Kelle Groom: How do you write about terror and the unspeakable grief of war? In his introduction to Best American Poetry 1991, Mark Strand wrote of his father reading his first book of poems: “The ones that mean most are those that speak for his sense of loss following my mother’s death. They seem to tell him what he knows but cannot say.” This ability to tell us what we cannot say, is what matters most to me in poetry. I understand, in particular, the importance of form when writing of violence and grief. Can you talk about how poetry works in/enters your memoir? What did poetry offer you?
Brian Turner: From the time I was a small boy, I loved to read books on history. In fact, before I wanted to grow up and become a major league baseball player, I wanted to be an historian (at about seven or eight years old). Still, one of my problems with history mirrors some of the issues I have with memory—most of history is a vast and overwhelming vault of the unrecorded, the lost, the excised, the deliberately omitted.
Historical accounts, films on war, war stories—they are often composed of streamlined narratives that follow a fairly traditional arc. I didn’t find that steady narrative in my own experience of a combat zone. I experienced something much more fragmented and lacking in cohesion. The art of collage, a kind of pointillism of experience—this was the form that I thought might help me explore the questions I had before me as I sat down with an empty notebook, pen in hand. Great meaning can be culled from the silences between things, as well as the things themselves. Invisible threads tie one fragment to another. What are the threads, and what can we learn from them? I believe this is part of the reader’s work, part of the joy of listening deeply to a book… Poets converse with silence, as much as they do with language.
Kelle Groom: Would you talk about the importance of empathy in My Life as a Foreign Country? I’m struck over and over by the urgency to see through the eyes of Iraqi citizens and soldiers.
Brian Turner: First, I’ve struggled with the ethics involved in attempting to inhabit another’s experiences and to ‘write them down’ as I imagine those experiences to be. At the same time, I’m trying to shape the meditation in a way that includes the cares and wonders and concerns I have for the world. I’m hoping any potential reader will grant and recognize that these are my attempts to widen the lenses available to the world of this particular memoir. And this process is something I’ve done all of my life. The old clichés remain valid—we can better understand our lives and the world we live in when we imagine ourselves in someone else’s shoes, when we try to understand where someone is coming from…

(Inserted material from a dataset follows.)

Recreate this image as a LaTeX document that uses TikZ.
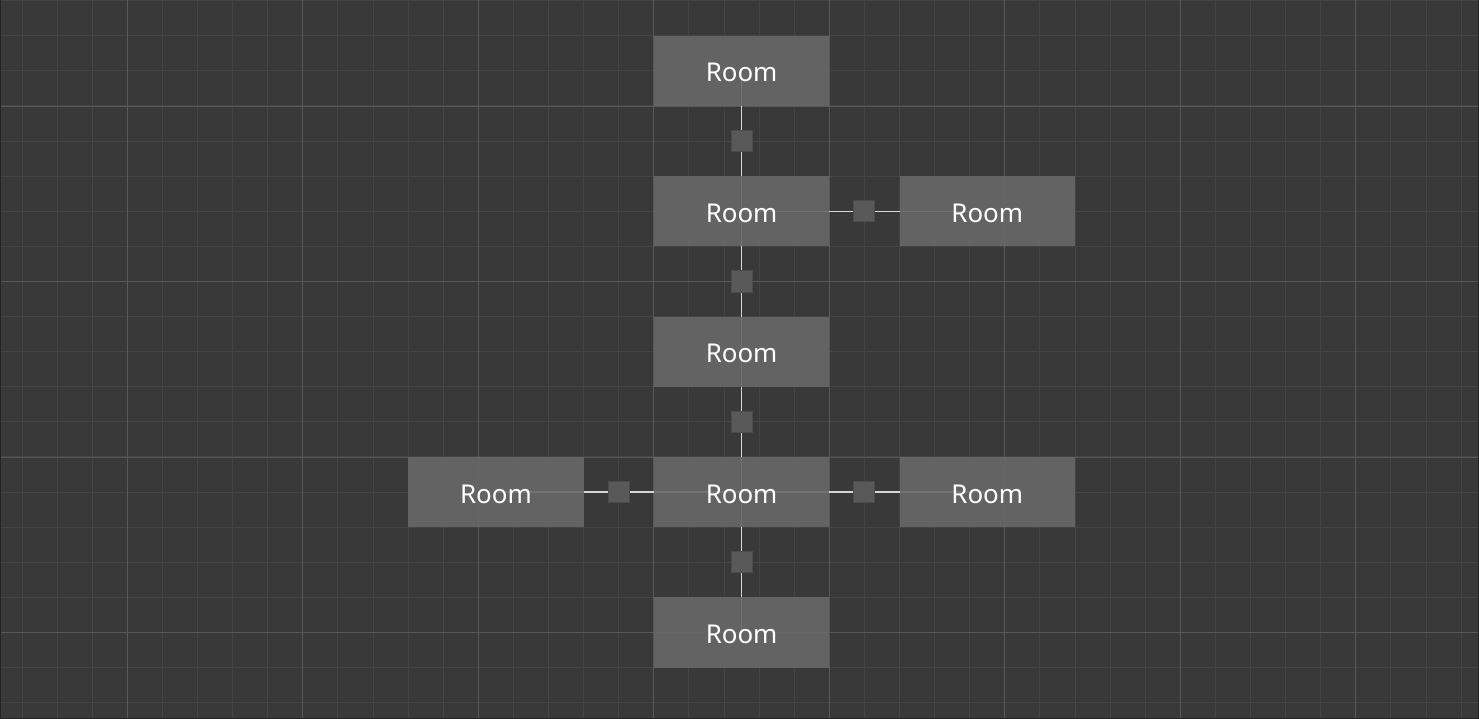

It’s more than that, though. At a much more human level, my heart was not a closed room, one shut off from the lives of those around me. And around me, in Iraq, millions suffered and struggled (and still do). And for those who might want to kill me? How could I not recognize their humanity? How could I not also recognize that many of their possible reasons for doing so were sound? All of this has only amplified over time, rather than diminishing.
Kelle Groom: Of your memoir, Nick Flynn wrote, “One question echoes through these pages. How does someone leave a war behind and walk into the rest of their life?” Is this answerable?
Brian Turner: My hope is that the last few pages of the book might prove useful in considering these questions.
Kelle Groom: One of the most powerful sections of your memoir begins:
“The soldiers enter the house, the soldiers enter the house.
Soldiers, determined and bored and crackling with adrenaline, enter the house with shouting and curses and muzzle flash, DET cord and 5.56 mm ball ammunition. The soldiers enter the house with pixelated camouflage, flex-cuffs, chem lights, door markings, duct tape. The soldiers enter the house with ghillie suits and M24 sniper rifles, phoenix beacons and night vision goggles, lasers invisible to the naked eye, rotorblades, hellfire missiles, bandoliers strapped across their chests.”
Can you talk about the creation of this incantatory chapter?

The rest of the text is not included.